Ellington’s bass man, Jimmy Blanton, was a ballerino in his playing, all leaps and bounds, graceful interludes in air. We might think of the Ellington band as a diaphanous, coruscating cloud, whereas the Basie boys came to you as a block of osmium, in which internal movement would seem to be limited. Page took care of that. It was usually his bass that drove the unit, the quarterback bearing the brunt of the offense’s responsibilities. An ideal pairing, given that the band was pure offense; there are no “prevent” defenses in prime-era Basieland.
On a recording from NYC’s Famous Door club in 1938, Basie’s piano and Page’s bass rip into “Doggin’ Around” like they’re skinning a hide at some molten fast-forward setting. The bass punches space in the very air, creating room for these big-time, badass players to do their thing.
Minus Page, we don’t get the contrast between tenor players Herschel Evans and Lester Young, because there might not have been enough separate ground for each to do what he did. Evans is the Jimmie Foxx of the duo: brawny, bestial—but smart bestial—power. Young is Ted Williams, the obvious thinker who never thinks anything obvious, and who flits—actually, he plays his horn like Blanton will work his bass with Ellington. Page is an identity facilitator. If you put him in Woody Herman’s Thundering Herd, it would have had clearer separation of instruments, more individual nuance, rather than a juggernaut-ish Wall of Sound.
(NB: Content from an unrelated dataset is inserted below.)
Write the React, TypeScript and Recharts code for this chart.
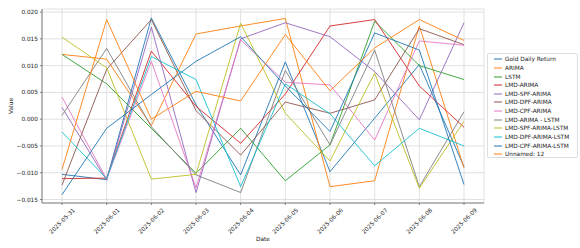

Not that said Wall is a bad thing, but it isn’t a core Basie tenet. The best waves have sub-aqueous depths to explore. And those are Basie—and Walter Page—waves.
The Basie band thrilled in the studio, making some of the truly perfect American sides, but live they were jazz’s early answer to the Lewis and Clark spirit. Lester, in particular, gamboled, attempting runs and solos that he wouldn’t within the confines of an antiseptic room, with Page helping to send him on his way as a knight-errant of envelope-pushing style. “Wo-Ta-Ta” from the Famous Door gig posits a heavy metal Young, and who even knew that was a thing? You could interpolate the saxophonist’s riffs in Live-Evil-era Miles Davis and the Wagnerian heft and hoodoo would hold true.
At Pittsburgh’s Chatterbox Café in 1937, Page kicks off “Tattersfield Stomp” with this three-note figuration that seems to dip into the earth, such is its booming resonance. The song is a free-for-all, and it has a proto-Ascension vibe to it. But there comes this moment when Page’s bass is the loudest instrument—so loud that it causes distortion on the primitive recording device. The other players drop out, as if they’re both intent on seeing where Page next takes this ball of energy and trying not to fly off the bandstand.
We’re talking music as elemental as the weather, a sea throwing itself against shore-rock again and again, the incessant “I’m not going anywhere” advance, and yet so orderly, controlled, both repeatable and always new. A daring empiricism, an improvised science of rhythm-making.
And if you’re in that band, there’s no way you’d be saying, “Gonna play it safe today.” You’d be hearing Walter Page, this man who took next to no solos—he played one long solo that helped out his mates—and thinking, “Right! I got next, and I’m going to tear it up, me-style.”